1. Choose the Right P2P Lending Platform

Different P2P lending platforms have unique risk levels, borrower types, and interest rates. Some of the top platforms include:

  • LendingClub (U.S.): Well-established with diverse loan options.
  • Mintos (Europe): Offers international loan diversification.
  • Funding Circle (UK & US): Focuses on small business loans.
  • Prosper (U.S.): One of the first P2P lending platforms.

When selecting a platform, consider loan default rates, fees, borrower verification process, and investor protection policies.

2. Diversify Your Investments

Diversification is key to managing risk in P2P lending. Here’s how:

  • Lend to multiple borrowers: Avoid putting all your funds into one loan.
  • Invest across different risk categories: Balance high-yield risky loans with safer options.
  • Use multiple P2P platforms: This helps protect against platform-specific risks.

3. Assess Borrower Creditworthiness

Each platform assigns risk grades to borrowers. Look for these factors:

  • Credit Score: Higher scores mean lower default risk.
  • Debt-to-Income Ratio: Indicates a borrower’s ability to repay.
  • Loan Purpose: Business expansion may be safer than personal expenses.

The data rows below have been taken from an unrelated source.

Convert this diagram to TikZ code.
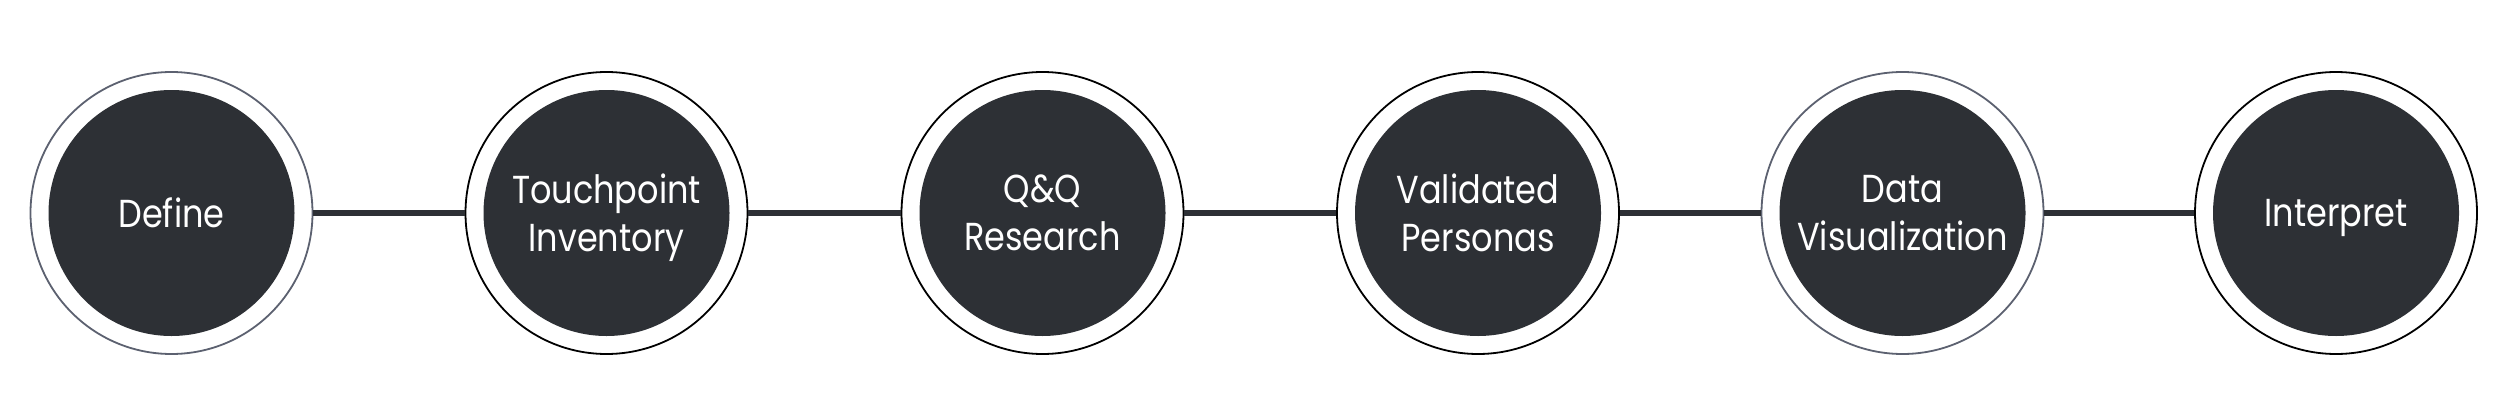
\documentclass[tikz,border=0pt]{standalone}
\usepackage{fontspec}
\setmainfont{Poppins}[FakeStretch=0.86]
\definecolor{dark}{HTML}{2D3035}
\definecolor{ringgray}{HTML}{5C6170}
\tikzset{
  ring/.style={circle, draw=black, line width=1.8pt, fill=white, minimum size=282pt, inner sep=0pt},
  graying/.style={draw=ringgray},
  stage/.style={circle, fill=dark, minimum size=246pt, inner sep=0pt, text=white, align=center,
    text depth=0pt, font=\fontsize{39}{48}\selectfont},
  link/.style={draw=dark, line width=6pt}
}
\begin{document}
\begin{tikzpicture}[x=1pt,y=-1pt]
\useasboundingbox (0,0) rectangle (2500,420);
\fill[white] (0,0) rectangle (2500,420);
\node[ring, graying] (r1) at (171.5,213) {};
\node[ring] (r2) at (606.5,213) {};
\node[ring] (r3) at (1042.5,213) {};
\node[ring] (r4) at (1478,213) {};
\node[ring, graying] (r5) at (1902.5,213) {};
\node[ring] (r6) at (2336,213) {};
\draw[link] (r1.east) -- (r2.west);
\draw[link] (r2.east) -- (r3.west);
\draw[link] (r3.east) -- (r4.west);
\draw[link] (r4.east) -- (r5.west);
\draw[link] (r5.east) -- (r6.west);
\node[stage] (s1) at (r1) {Define};
\node[stage] (s2) at (r2) {Touchpoint\\Inventory};
\node[stage] (s3) at (r3) {Q\&Q\\Research};
\node[stage] (s4) at (r4) {Validated\\Personas};
\node[stage] (s5) at (r5) {Data\\Visualization};
\node[stage] (s6) at (r6) {Interpret};
\end{tikzpicture}
\end{document}
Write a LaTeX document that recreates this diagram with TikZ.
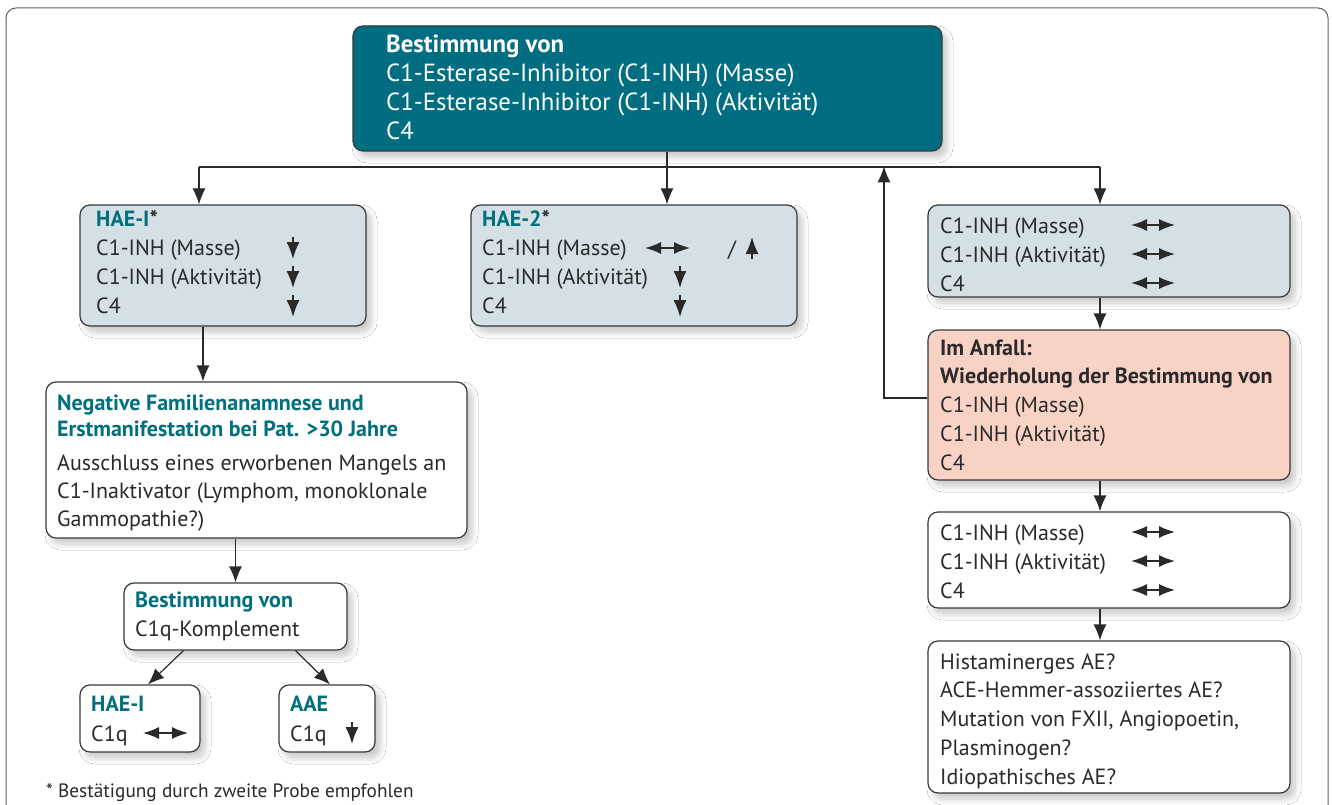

4. Set Realistic Return Expectations

P2P lending can offer returns between 4-12% annually, depending on loan risk. However, default rates and platform fees will affect your net gains. Always reinvest earnings to compound your profits.

5. Use Auto-Invest Features

Many platforms offer automated investing, allowing you to reinvest interest and maintain a balanced portfolio. This ensures your money is constantly working for you.

6. Monitor Your Portfolio Regularly

  • Check loan repayments: Ensure borrowers are making timely payments.
  • Reallocate funds: If defaults increase, adjust your strategy.
  • Stay updated: Platforms may change terms or borrower profiles over time.

Final Thoughts

P2P lending is a great way to diversify your investments and earn passive income, but it requires careful planning and risk management. By selecting the right platform, diversifying investments, and monitoring borrower performance, you can build a profitable P2P lending portfolio.